We pair parametric models with climate files to iterate form, density, and control logic before detailing. Link facade states to energy, daylight, and comfort metrics so design intent maps directly to performance.

Controls Integration, Commissioning, And Cybersecurity

Treat the facade like an IoT device. Use BACnet or MQTT bridges, segment networks, enforce authenticated updates, and test failure modes. Commission in seasons, summer and winter, so algorithms learn real behavior, not just simulations.

Maintenance Strategies, Retrofit Paths, And Spare Parts

Specify components with clear replacement paths and part numbers. Modularize drives, use accessible service routes, and train facilities teams. Over-the-air firmware updates can extend life without opening a panel.

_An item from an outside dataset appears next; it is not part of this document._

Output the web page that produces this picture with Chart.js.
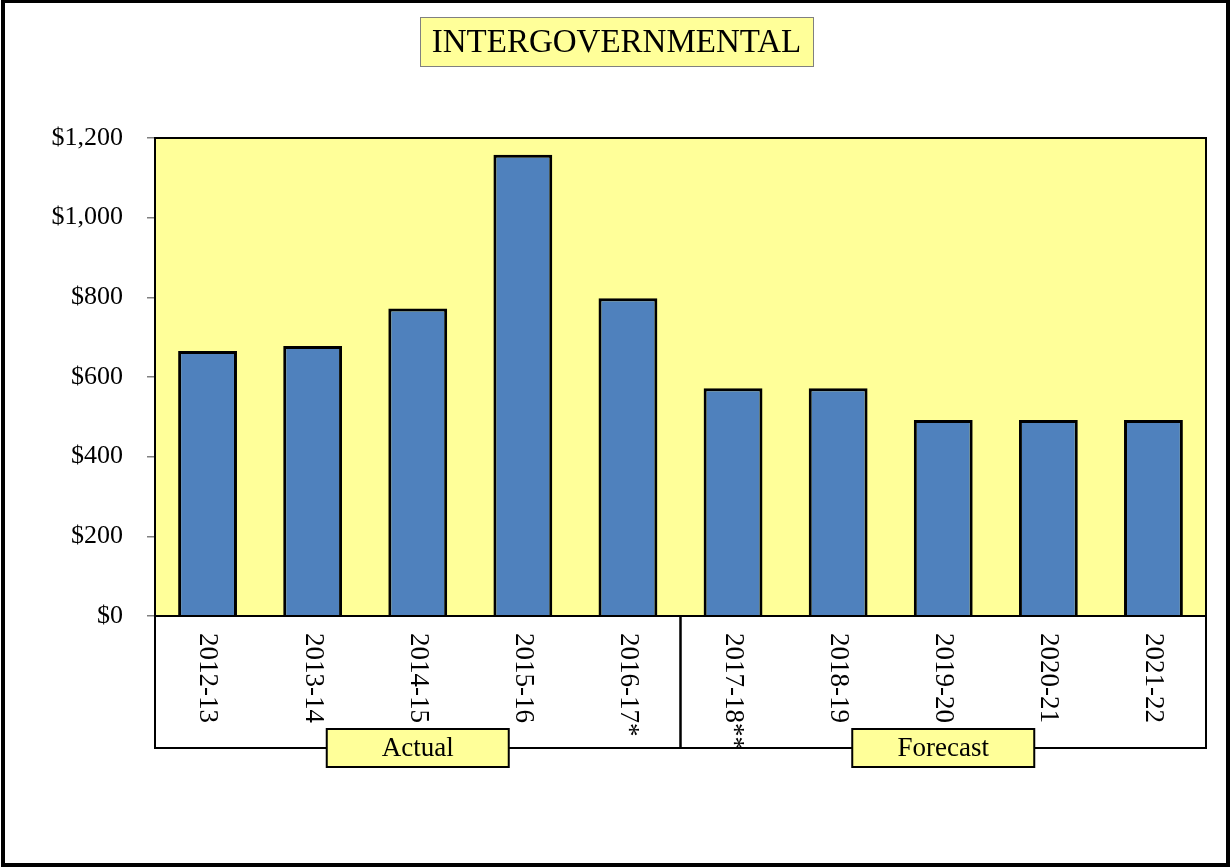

Cost, Risk, And The Business Case

Upfront costs rise, but lifecycle value comes from downsized HVAC, lower peaks, and higher occupant satisfaction. Bundle incentives for envelope performance, and quantify avoided glare complaints and productivity gains, those count, too.

Conclusion

Morphing facades turn buildings into active participants in their climate and community. When we combine disciplined metrics, thoughtful material innovation, and resilient controls, kinetic skins deliver comfort, efficiency, and identity in one move. The next leap is tighter coupling with grids and microclimates, facades that not only respond, but also predict and negotiate on our behalf.